Usually, it’s a case of “drug deal gone wrong” that has police mopping up and asking questions. Well this time, an under the table money exchange deal went wrong, and as the media goes wild with only small bits of information, Philippines lawmakers are once again launching accusations of espionage against the Philippine Offshore Gambling Operators (POGOs).
On February 27, Yin Jian Tao, a Chinese POGO employee was shot dead, and his companion wounded, in an apparent money exchange deal that didn’t work out. Yang Chao Wen and Liang Yuan Wu, the suspects arrested in the case, have been charged with murder.
When caught by police the only identification found on the two suspects were People’s Liberation Army (PLA) IDs.
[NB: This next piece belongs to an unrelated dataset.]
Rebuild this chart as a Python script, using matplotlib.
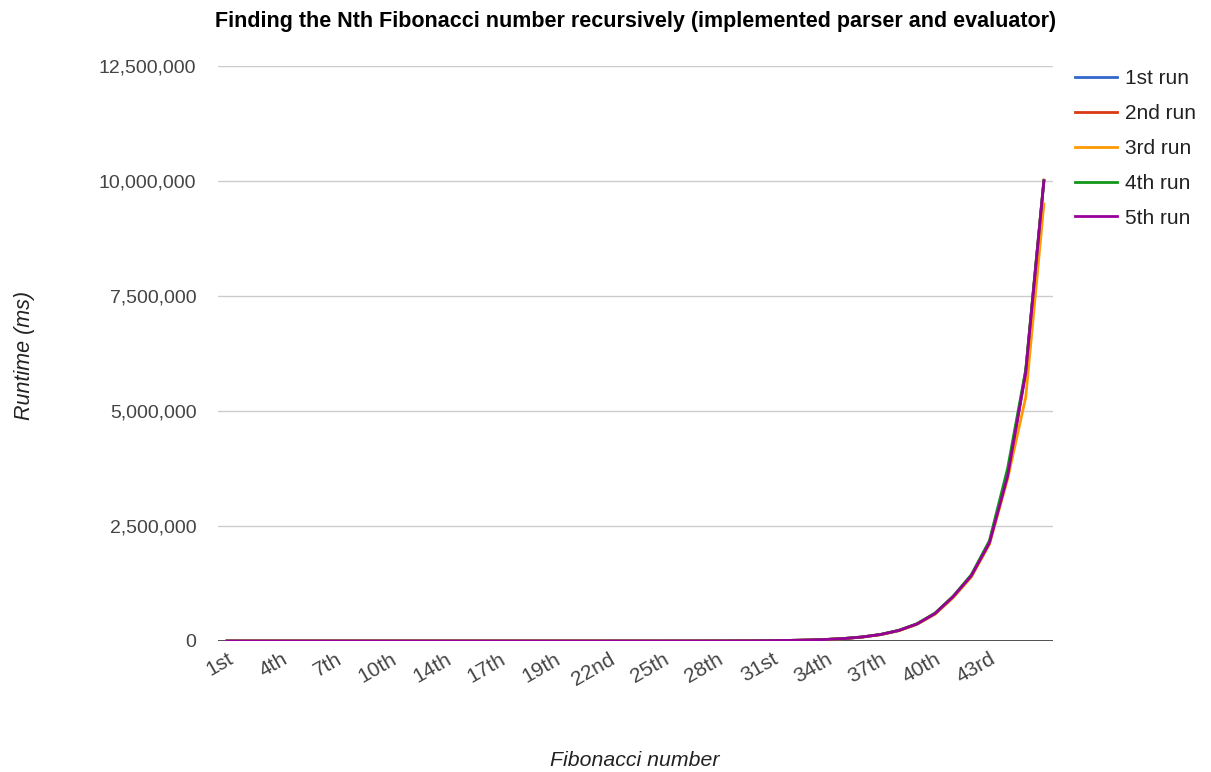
import matplotlib
matplotlib.use("Agg")
import matplotlib.pyplot as plt
from matplotlib.ticker import FuncFormatter, MultipleLocator

plt.rcParams['font.family'] = ['Liberation Sans', 'DejaVu Sans']

# Category labels for each measured Fibonacci index (as recorded)
categories = (
    ["1st", "2nd", "3rd", "4th", "5th", "6th", "7th", "8th", "9th", "10th", "11th",
     "13th", "14th", "15th", "16th", "17th", "18th", "18th",
     "19th", "20th", "21st", "22nd", "23rd", "24th", "25th", "26th", "27th", "28th",
     "29th", "30th", "31st", "32nd", "33rd", "34th", "35th", "36th", "37th", "38th",
     "39th", "40th", "41st", "42nd", "43rd", "44th", "45th", "46th"]
)

# Runtime per run (ms)
run1 = [0, 0, 0, 0, 0, 0, 0, 0, 0, 1, 1, 1, 2, 3, 4,
        6, 9, 15, 24, 39, 63, 102, 165, 268, 433,
        702, 1135, 1838, 2975, 4812, 7790, 12600, 20390, 33000, 53400,
        86400, 139800, 226000, 366000, 592000, 958000, 1410000, 2140000, 3600000, 5850000, 10000000]
run2 = [0, 0, 0, 0, 0, 0, 0, 0, 1, 1, 1, 1, 2, 3, 4,
        6, 10, 15, 25, 40, 64, 104, 168, 272, 440,
        712, 1150, 1860, 3010, 4870, 7880, 12750, 20620, 33400, 54000,
        87300, 141200, 228500, 369500, 598000, 965000, 1420000, 2150000, 3620000, 5870000, 10020000]
run3 = [0, 0, 0, 0, 0, 0, 0, 0, 0, 1, 1, 1, 2, 3, 4,
        6, 9, 15, 24, 38, 62, 100, 162, 263, 425,
        690, 1115, 1805, 2920, 4725, 7650, 12380, 20030, 32400, 52450,
        84900, 137300, 222000, 359000, 581000, 940000, 1390000, 2100000, 3520000, 5300000, 9500000]
run4 = [0, 0, 0, 0, 0, 0, 0, 0, 1, 1, 1, 1, 2, 3, 4,
        6, 10, 16, 25, 40, 65, 105, 170, 275, 445,
        720, 1165, 1885, 3050, 4935, 7985, 12920, 20900, 33800, 54700,
        88500, 143000, 231500, 374500, 606000, 975000, 1440000, 2180000, 3750000, 5900000, 10010000]
run5 = [0, 0, 0, 0, 0, 0, 0, 0, 0, 1, 1, 1, 2, 3, 4,
        6, 9, 15, 24, 39, 63, 103, 166, 270, 436,
        706, 1142, 1848, 2990, 4838, 7830, 12670, 20500, 33170, 53670,
        86840, 140500, 227300, 367800, 595000, 962000, 1415000, 2130000, 3580000, 5830000, 10000000]

series_names = ["1st run", "2nd run", "3rd run", "4th run", "5th run"]
series_values = [run1, run2, run3, run4, run5]
colors = ["#3366cc", "#dc3912", "#ff9900", "#109618", "#990099"]

fig = plt.figure(figsize=(12.11, 7.72), dpi=100)
ax = fig.add_axes([0.18, 0.1697, 0.6895, 0.7448])

x = list(range(len(categories)))
for name, vals, col in zip(series_names, series_values, colors):
    ax.plot(x, vals, color=col, lw=2.0, label=name, solid_joinstyle='round')

ax.set_xlim(-0.5, len(categories) - 0.5)
ax.set_ylim(0, 12500000)
ax.yaxis.set_major_locator(MultipleLocator(2500000))
ax.yaxis.set_major_formatter(FuncFormatter(lambda v, p: f"{int(v):,}"))
ax.grid(axis='y', color='#cccccc', lw=1)
ax.set_axisbelow(True)
ax.axhline(0, color='#333333', lw=1.2, zorder=1.5)

for s in ax.spines.values():
    s.set_visible(False)

# every third category gets a label, up to the 43rd
tick_idx = list(range(0, 43, 3))
ax.set_xticks(tick_idx)
ax.set_xticklabels([categories[i] for i in tick_idx], rotation=30, ha='right',
                   va='top', rotation_mode='anchor', fontsize=15, color='#444444')
ax.tick_params(axis='x', length=0, pad=6)
ax.tick_params(axis='y', length=0, pad=15.5, labelsize=14, labelcolor='#444444')

ax.set_title("Finding the Nth Fibonacci number recursively (implemented parser and evaluator)",
             fontsize=15.5, fontweight='bold', color='#000000', pad=28, loc='center', x=0.5)

fig.text(0.02, 0.54, "Runtime (ms)", rotation=90, ha='center', va='center',
         fontsize=15.5, style='italic', color='#222222')
fig.text(0.524, 0.003, "Fibonacci number", ha='center', va='bottom',
         fontsize=15.3, style='italic', color='#222222')

fig.legend(loc='upper left', bbox_to_anchor=(0.881, 0.921), frameon=False,
           fontsize=15, handlelength=2.0, handletextpad=0.4, labelspacing=0.76,
           borderaxespad=0, labelcolor='#222222')

fig.savefig("out.png", dpi=100, facecolor='white')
Police have since determined that these were fake IDs. “The suspects are not members of the People’s Liberation Army,” said Makati Police Chief Col. Rogelio Simon. “We retrieved PLA IDs, but the names and photos did not match”
Before allowing the police to fully do their job, two senators used the tragic murder to renew their concerns about Chinese infiltration in the Philippines. Senator Panfilo Lacson called it a “cause for concern.” He added: “That may confirm a yet unvalidated report that a good number of PLA members are on immersion mission in several parts of the country although the reason for it is still unclear.”
Expanding the theory, he added that the report suggested “the entry of large sums of Chinese laundered money entering the country is connected to the PLA presence here.”
Senator Richard Gordon added to this suspicion, speculating that the PLA could be seeding spies in the country. He believes the Chinese are bringing money into the Philippines through POGO employees to finance intelligence activities, adding “They are riding on Pogos.”
Those fears caused several agencies to claim they were investigating that possibility, but his speculation got the President’s office to demand more information from Gordon, perhaps in a bid to not lose face in the matter. “If the good Senator has information on that, I think they should provide us with intelligence reports so that we can pursue the line of belief of that matter,” presidential spokesman Salvador Panelo said.
As lawmakers use the fake IDs of the suspects to speculate and investigate into the bigger forces at play here, the personal story of the victims starts to fade. Yin’s wife told police they met the suspects through WeChat, and had agreed to the money exchange to help Yang return home to China. That fateful WeChat encounter now leaves her mourning her husband’s end.